If the array is of signed integers, I believe it is possible in O(n) time and O(1) space, with no overflows, assuming the length is small enough to permit such a thing to happen.
The basic idea is as follows:
We have n numbers. Now on dividing those numbers by n+1, we get n remainders. So atleast one of the remainders in {0,1,2, ..., n} must be missing (say r). We fill the array with numbers whose remainders are r.
First, we add a multiple of n+1 to all negative numbers to make them positive.
Next we walk the array and find the remainder of each number with n+1. If remainder is r, we set a[r] to be -a[r] if a[r] was positive. (If we encounter negative numbers when walking, we use the negated version when taking remainder).
We also have an extra int for remainder = n.
At the end, we walk the array again to see if there are any positive numbers (there will be one, or the extra int for remainder = n will be unset).
Once we have the remainder, it is easy to generate n numbers with that remainder. Of course we could always generate just one number and fill it with that, as the problem never said anything about unique numbers.
If the array was of unsigned integers, we could probably still do this with better book-keeping.
For instance we could try using the first n/logn integers as our bitarray to denote which remainders have been seen and use some extra O(1) integers to hold the numbers temporarily.
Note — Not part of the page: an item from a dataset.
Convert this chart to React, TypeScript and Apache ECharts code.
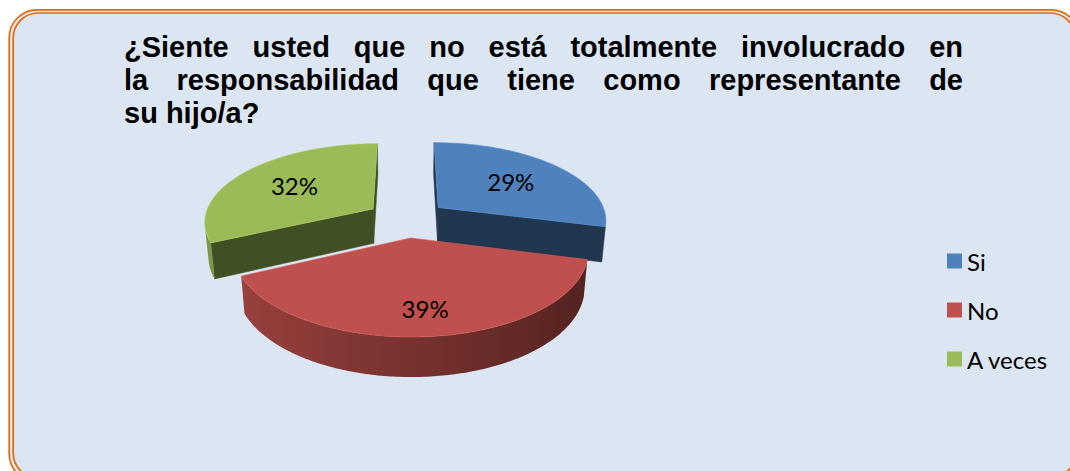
import { useEffect, useRef } from "react";
import * as echarts from "echarts";

// ---------- data ----------
const categories = ["Si", "No", "A veces"];
const values = [29, 39, 32];
const sliceColors = ["#4F81BD", "#C0504D", "#9BBB59"];
const titleLines = [
  "¿Siente usted que no está totalmente involucrado en",
  "la responsabilidad que tiene como representante de",
  "su hijo/a?",
];

// ---------- view / style ----------
const VIEW = {
  cx: 406.7,
  cy: 218.7,
  focal: 1000,
  dist: 5.92,
  tilt: (27.4 * Math.PI) / 180,
  height: 0.237,
  explode: 0.24,
};
const TITLE_FONT = { family: '"Liberation Sans", Arial, sans-serif', size: 29 };
const TITLE_LEFT = 124;
const TITLE_RIGHT = 963;
const TITLE_BASELINES = [57, 90, 123];
const LABEL_FONT = 24;

function project(X: number, Y: number, Z: number): [number, number] {
  const yr = Y - VIEW.height;
  const v = yr * Math.cos(VIEW.tilt) + Z * Math.sin(VIEW.tilt);
  const w = VIEW.dist + Z * Math.cos(VIEW.tilt) - yr * Math.sin(VIEW.tilt);
  return [VIEW.cx + (VIEW.focal * X) / w, VIEW.cy - (VIEW.focal * v) / w];
}

function shade(hex: string, f: number) {
  const n = parseInt(hex.slice(1), 16);
  const r = Math.min(255, Math.round(((n >> 16) & 255) * f));
  const g = Math.min(255, Math.round(((n >> 8) & 255) * f));
  const b = Math.min(255, Math.round((n & 255) * f));
  return `rgb(${r},${g},${b})`;
}

function makeRenderItem(idx: number) {
  return (_params: any, api: any) => {
    const total = values.reduce((s, v) => s + v, 0);
    let before = 0;
    for (let j = 0; j < idx; j++) before += values[j];
    const val = api.value(0) as number;
    const TAU = Math.PI * 2;
    const a0 = (before / total) * TAU;
    const a1 = ((before + val) / total) * TAU;
    const mid = (a0 + a1) / 2;
    const ccx = VIEW.explode * Math.sin(mid);
    const ccz = VIEW.explode * Math.cos(mid);
    const H = VIEW.height;
    const camZ = -VIEW.dist * Math.cos(VIEW.tilt);
    const base = sliceColors[idx];
    const pt = (t: number, r: number, Y: number) =>
      project(ccx + r * Math.sin(t), Y, ccz + r * Math.cos(t));

    const zBase = 100 + Math.round(-Math.cos(mid) * 50);
    const children: any[] = [];

    // radial walls
    const sideColor = shade(base, 0.42);
    const startVis = Math.cos(a0) * ccx + Math.sin(a0) * (camZ - ccz) > 0;
    const endVis = -Math.cos(a1) * ccx - Math.sin(a1) * (camZ - ccz) > 0;
    if (startVis) {
      children.push({
        type: "polygon",
        z2: zBase,
        shape: { points: [pt(a0, 0, H), pt(a0, 1, H), pt(a0, 1, 0), pt(a0, 0, 0)] },
        style: { fill: sideColor, stroke: sideColor, lineWidth: 0.5 },
      });
    }
    if (endVis) {
      children.push({
        type: "polygon",
        z2: zBase,
        shape: { points: [pt(a1, 0, H), pt(a1, 1, H), pt(a1, 1, 0), pt(a1, 0, 0)] },
        style: { fill: sideColor, stroke: sideColor, lineWidth: 0.5 },
      });
    }

    // outer curved wall (visible part)
    const N = 160;
    const vis: number[] = [];
    for (let k = 0; k <= N; k++) {
      const t = a0 + ((a1 - a0) * k) / N;
      const d = -ccx * Math.sin(t) + (camZ - ccz) * Math.cos(t) - 1;
      if (d > 0) vis.push(t);
    }
    if (vis.length > 1) {
      const topPts = vis.map((t) => pt(t, 1, H));
      const botPts = vis.map((t) => pt(t, 1, 0)).reverse();
      const all = topPts.concat(botPts);
      const xs = all.map((p) => p[0]);
      const xmin = Math.min(...xs);
      const xmax = Math.max(...xs);
      const stops: { offset: number; color: string }[] = [];
      const step = Math.max(1, Math.floor(vis.length / 12));
      for (let k = 0; k < vis.length; k += step) {
        const t = vis[k];
        const x = topPts[k][0];
        const off = xmax > xmin ? (x - xmin) / (xmax - xmin) : 0;
        stops.push({ offset: Math.min(1, Math.max(0, off)), color: shade(base, 0.62 - 0.2 * Math.sin(t)) });
      }
      const tl = vis[vis.length - 1];
      const xl = topPts[vis.length - 1][0];
      stops.push({
        offset: xmax > xmin ? Math.min(1, Math.max(0, (xl - xmin) / (xmax - xmin))) : 1,
        color: shade(base, 0.62 - 0.2 * Math.sin(tl)),
      });
      stops.sort((p, q) => p.offset - q.offset);
      children.push({
        type: "polygon",
        z2: zBase + 1,
        shape: { points: all },
        style: {
          fill: new echarts.graphic.LinearGradient(0, 0, 1, 0, stops),
        },
      });
    }

    // top face
    const topFace: [number, number][] = [pt(0, 0, H)];
    for (let k = 0; k <= N; k++) {
      const t = a0 + ((a1 - a0) * k) / N;
      topFace.push(pt(t, 1, H));
    }
    children.push({
      type: "polygon",
      z2: zBase + 2,
      shape: { points: topFace },
      style: { fill: base, stroke: shade(base, 1.12), lineWidth: 0.6 },
    });

    // label
    const rho = 0.6 + 0.15 * Math.max(0, -Math.cos(mid));
    const lp = pt(mid, rho, H);
    children.push({
      type: "text",
      z2: 1000,
      x: lp[0],
      y: lp[1],
      style: {
        text: Math.round((val / total) * 100) + "%",
        fill: "#000",
        fontFamily: "Lato, 'Open Sans', sans-serif",
        fontSize: LABEL_FONT,
        align: "center",
        verticalAlign: "middle",
      },
    });

    return { type: "group", children };
  };
}

function titleElements() {
  const canvas = document.createElement("canvas");
  const ctx = canvas.getContext("2d")!;
  ctx.font = `bold ${TITLE_FONT.size}px ${TITLE_FONT.family}`;
  const els: any[] = [];
  const spaceW = ctx.measureText(" ").width;
  titleLines.forEach((line, li) => {
    const words = line.split(" ");
    const widths = words.map((w) => ctx.measureText(w).width);
    const sum = widths.reduce((s, v) => s + v, 0);
    const justify = li < titleLines.length - 1 && words.length > 1;
    const gap = justify ? (TITLE_RIGHT - TITLE_LEFT - sum) / (words.length - 1) : spaceW;
    let x = TITLE_LEFT;
    const y = TITLE_BASELINES[li] - 0.3465 * TITLE_FONT.size;
    words.forEach((w, wi) => {
      els.push({
        type: "text",
        x,
        y,
        z: 5,
        style: {
          text: w,
          fill: "#000",
          fontFamily: TITLE_FONT.family,
          fontSize: TITLE_FONT.size,
          fontWeight: "bold",
          align: "left",
          verticalAlign: "middle",
        },
      });
      x += widths[wi] + gap;
    });
  });
  return els;
}

export default function App() {
  const ref = useRef<HTMLDivElement>(null);
  useEffect(() => {
    if (!ref.current) return;
    const chart = echarts.init(ref.current, undefined, { renderer: "svg" });
    const option: any = {
      animation: false,
      backgroundColor: "#ffffff",
      legend: {
        orient: "vertical",
        left: 947,
        top: 249,
        padding: 0,
        itemWidth: 15,
        itemHeight: 15,
        itemGap: 25,
        icon: "rect",
        data: categories,
        selectedMode: false,
        textStyle: {
          fontFamily: "Lato, 'Open Sans', sans-serif",
          fontSize: 24,
          lineHeight: 23,
          color: "#000",
        },
      },
      graphic: {
        elements: [
          {
            type: "rect",
            z: -10,
            shape: { x: 9.2, y: 9.8, width: 1070, height: 472, r: 28 },
            style: { fill: "#DCE6F2", stroke: "#E46C0A", lineWidth: 1.7 },
          },
          {
            type: "rect",
            z: -9,
            shape: { x: 13.2, y: 13, width: 1062, height: 465, r: 25 },
            style: { fill: "none", stroke: "#E46C0A", lineWidth: 1.7 },
          },
          ...titleElements(),
        ],
      },
      series: categories.map((name, i) => ({
        type: "custom",
        name,
        coordinateSystem: "none",
        silent: true,
        itemStyle: { color: sliceColors[i] },
        data: [[values[i]]],
        renderItem: makeRenderItem(i),
      })),
    };
    chart.setOption(option);
    return () => chart.dispose();
  }, []);
  return (
    <div
      ref={ref}
      style={{ position: "fixed", left: 0, top: 0, width: 1070, height: 471 }}
    />
  );
}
For eg, you do tmp = a[0], find remainder and set the appropriate bit of a[0] (after setting it to zero first). tmp = a[1], set bit etc. We will never overwrite a number before we need it to find its remainder.
Just get the highest and lowest number in the array, create a new array with elements from your lower bound value to n.
Obtaining the highest and lowest number can be done in the same loop.
Assuming 12,4,3,5,7,8,89, it'll detect 3 as the lowest, 89 as the highest value. It then creates a new array and fills it with 3..89; then discard the old array.